Achtergrond van deze zaak is het voortschrijdende inzicht over de positie van de levenslanggestrafte, zoals blijkt uit uitspraken van de Europese rechter in Straatsburg (het EHRM) en de Hoge Raad. De Nederlandse Staat is op grond van het Europees Verdrag voor de rechten van de mens (EVRM) verplicht om een levenslanggestrafte een reële mogelijkheid tot herbeoordeling van zijn straf te geven. Of dit uiteindelijk leidt tot een verkorting van de straf  is een andere vraag. Daar gaat dit kort geding niet over.

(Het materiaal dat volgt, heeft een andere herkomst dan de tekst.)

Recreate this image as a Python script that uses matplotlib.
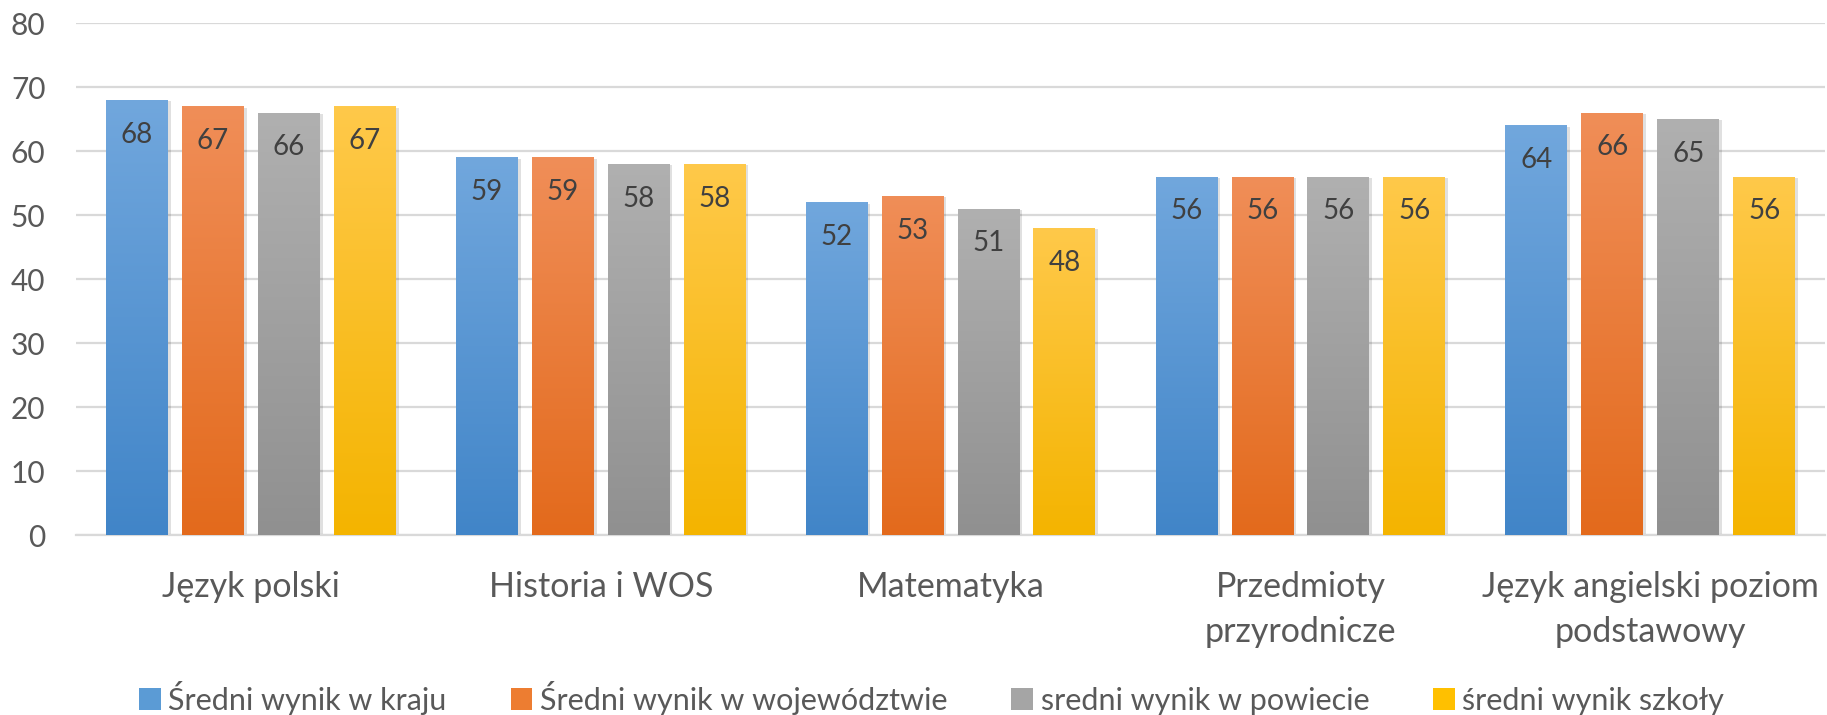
import numpy as np
import matplotlib
matplotlib.use("Agg")
import matplotlib.pyplot as plt
import matplotlib.patheffects as pe
from matplotlib.colors import LinearSegmentedColormap
from matplotlib.patches import Patch

plt.rcParams['font.family'] = ['Lato', 'DejaVu Sans']

# data
categories = ['Język polski', 'Historia i WOS', 'Matematyka',
              'Przedmioty\nprzyrodnicze', 'Język angielski poziom\npodstawowy']
series_names = ['Średni wynik w kraju', 'Średni wynik w województwie',
                'sredni wynik w powiecie', 'średni wynik szkoły']
kraj = [68, 59, 52, 56, 64]
wojewodztwo = [67, 59, 53, 56, 66]
powiat = [66, 58, 51, 56, 65]
szkola = [67, 58, 48, 56, 56]
series = [kraj, wojewodztwo, powiat, szkola]

# top (light) / bottom (dark) colours of the gradient fill
top_colors = ['#71a7dd', '#f08e58', '#b0b0b0', '#ffc94a']
bottom_colors = ['#4185c8', '#e36a1c', '#909090', '#f4b400']
mid_colors = ['#5b9bd5', '#ed7d31', '#a5a5a5', '#ffc000']

fig = plt.figure(figsize=(18.27, 7.15), dpi=100)
ax = fig.add_axes([0.0416, 0.2517, 0.9574, 0.7161])

x = np.arange(len(categories))
width = 0.177
pitch = 0.217
offsets = (np.arange(4) - 1.5) * pitch

grad = np.linspace(0, 1, 256).reshape(-1, 1)
shadow = [pe.SimplePatchShadow(offset=(2, -1), shadow_rgbFace='#000000', alpha=0.12),
          pe.Normal()]

for i, vals in enumerate(series):
    bars = ax.bar(x + offsets[i], vals, width, color=mid_colors[i], zorder=2,
                  path_effects=shadow)
    cmap = LinearSegmentedColormap.from_list('g%d' % i, [bottom_colors[i], top_colors[i]])
    for b, v in zip(bars, vals):
        x0, y0 = b.get_x(), b.get_y()
        im = ax.imshow(grad, cmap=cmap, origin='lower', aspect='auto',
                       extent=[x0, x0 + b.get_width(), y0, y0 + b.get_height()],
                       zorder=3)
        im.set_clip_path(b)
        ax.annotate(str(v), (b.get_x() + b.get_width() / 2, v),
                    xytext=(0, -25), textcoords='offset points',
                    ha='center', va='center', fontsize=20, color='#404040', zorder=4)

ax.set_xlim(-0.5, len(categories) - 0.5)
ax.set_ylim(0, 80)
ax.set_yticks(np.arange(0, 81, 10))
ax.set_xticks(x)
ax.set_xticklabels(categories, fontsize=24.5, color='#595959', linespacing=1.5)
ax.tick_params(axis='y', length=0, pad=22, labelsize=21.5, labelcolor='#595959')
ax.tick_params(axis='x', length=0, pad=26)
ax.yaxis.grid(True, color='#d9d9d9', linewidth=1.6, zorder=0)
ax.set_axisbelow(True)
for s in ['top', 'right', 'left']:
    ax.spines[s].set_visible(False)
ax.spines['bottom'].set_color('#d9d9d9')
ax.spines['bottom'].set_linewidth(1.6)

handles = [Patch(facecolor=mid_colors[i], label=series_names[i]) for i in range(4)]
fig.legend(handles=handles, loc='lower center', bbox_to_anchor=(0.51, -0.038),
           ncol=4, frameon=False, fontsize=22, labelcolor='#595959',
           handlelength=0.7, handleheight=0.72, handletextpad=0.25, columnspacing=2.1)

fig.savefig('out.png', dpi=100)
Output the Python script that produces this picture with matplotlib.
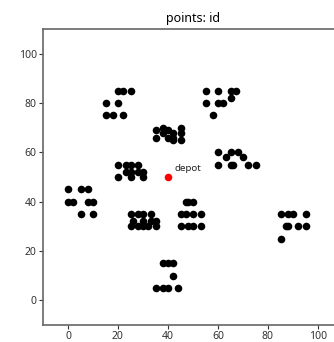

Het Haagse hof heeft vandaag beslist dat de Staat een resocialisatieplan moet opstellen zodat de levenslanggestrafte kan deelnemen aan resocialisatieactiviteiten. Zo krijgt hij een kans om te werken aan zijn rehabilitatie. Over de manier waarop dit moet gebeuren beslist de Staat. Met de uitspraak van het hof is geen beslissing genomen over een eventueel (tijdelijk) verlof of gratie/herbeoordeling van de straf. Hiervoor zijn andere procedures.